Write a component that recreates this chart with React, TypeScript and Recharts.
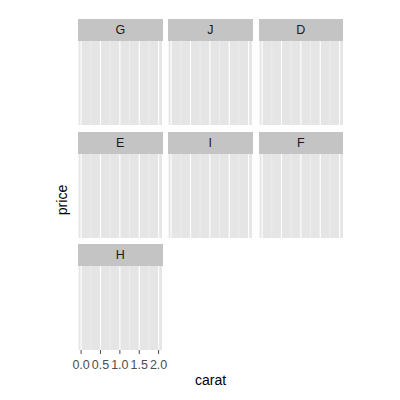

___

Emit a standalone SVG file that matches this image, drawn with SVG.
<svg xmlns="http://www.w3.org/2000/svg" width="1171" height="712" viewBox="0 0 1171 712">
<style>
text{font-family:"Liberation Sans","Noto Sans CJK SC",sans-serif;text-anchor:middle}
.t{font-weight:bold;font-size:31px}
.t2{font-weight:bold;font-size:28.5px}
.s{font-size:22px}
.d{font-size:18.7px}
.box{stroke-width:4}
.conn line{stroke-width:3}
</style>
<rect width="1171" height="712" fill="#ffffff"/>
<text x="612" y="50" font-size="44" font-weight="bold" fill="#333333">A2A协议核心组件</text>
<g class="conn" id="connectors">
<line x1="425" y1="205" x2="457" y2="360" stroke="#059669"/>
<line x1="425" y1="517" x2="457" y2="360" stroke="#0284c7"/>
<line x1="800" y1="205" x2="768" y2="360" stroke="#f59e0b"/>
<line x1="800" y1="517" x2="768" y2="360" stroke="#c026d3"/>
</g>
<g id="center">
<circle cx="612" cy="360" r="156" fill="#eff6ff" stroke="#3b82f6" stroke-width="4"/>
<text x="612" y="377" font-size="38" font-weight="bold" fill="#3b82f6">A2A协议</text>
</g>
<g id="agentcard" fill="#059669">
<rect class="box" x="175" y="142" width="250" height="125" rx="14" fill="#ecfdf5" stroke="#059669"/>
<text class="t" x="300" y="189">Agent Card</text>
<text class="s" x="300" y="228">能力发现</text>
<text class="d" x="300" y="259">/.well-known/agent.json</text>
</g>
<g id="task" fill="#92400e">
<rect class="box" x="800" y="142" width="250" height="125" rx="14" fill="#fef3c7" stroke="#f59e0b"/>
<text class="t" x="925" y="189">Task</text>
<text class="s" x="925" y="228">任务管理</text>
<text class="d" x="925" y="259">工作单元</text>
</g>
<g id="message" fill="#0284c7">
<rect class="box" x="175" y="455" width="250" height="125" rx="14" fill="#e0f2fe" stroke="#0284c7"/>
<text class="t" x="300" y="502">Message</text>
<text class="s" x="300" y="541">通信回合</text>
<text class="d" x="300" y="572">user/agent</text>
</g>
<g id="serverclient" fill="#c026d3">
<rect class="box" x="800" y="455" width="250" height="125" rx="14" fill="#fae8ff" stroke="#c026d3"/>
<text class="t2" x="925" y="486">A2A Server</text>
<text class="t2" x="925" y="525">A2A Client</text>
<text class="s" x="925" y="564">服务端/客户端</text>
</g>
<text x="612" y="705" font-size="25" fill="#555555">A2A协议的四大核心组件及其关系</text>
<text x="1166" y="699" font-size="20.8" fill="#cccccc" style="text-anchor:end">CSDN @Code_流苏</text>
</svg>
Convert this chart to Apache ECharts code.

___

Filter the records above for lines containing the word "that", and copy those lines.

> Exercise answer
Write a component that recreates this chart with React, TypeScript and Recharts.
Emit a standalone SVG file that matches this image, drawn with SVG.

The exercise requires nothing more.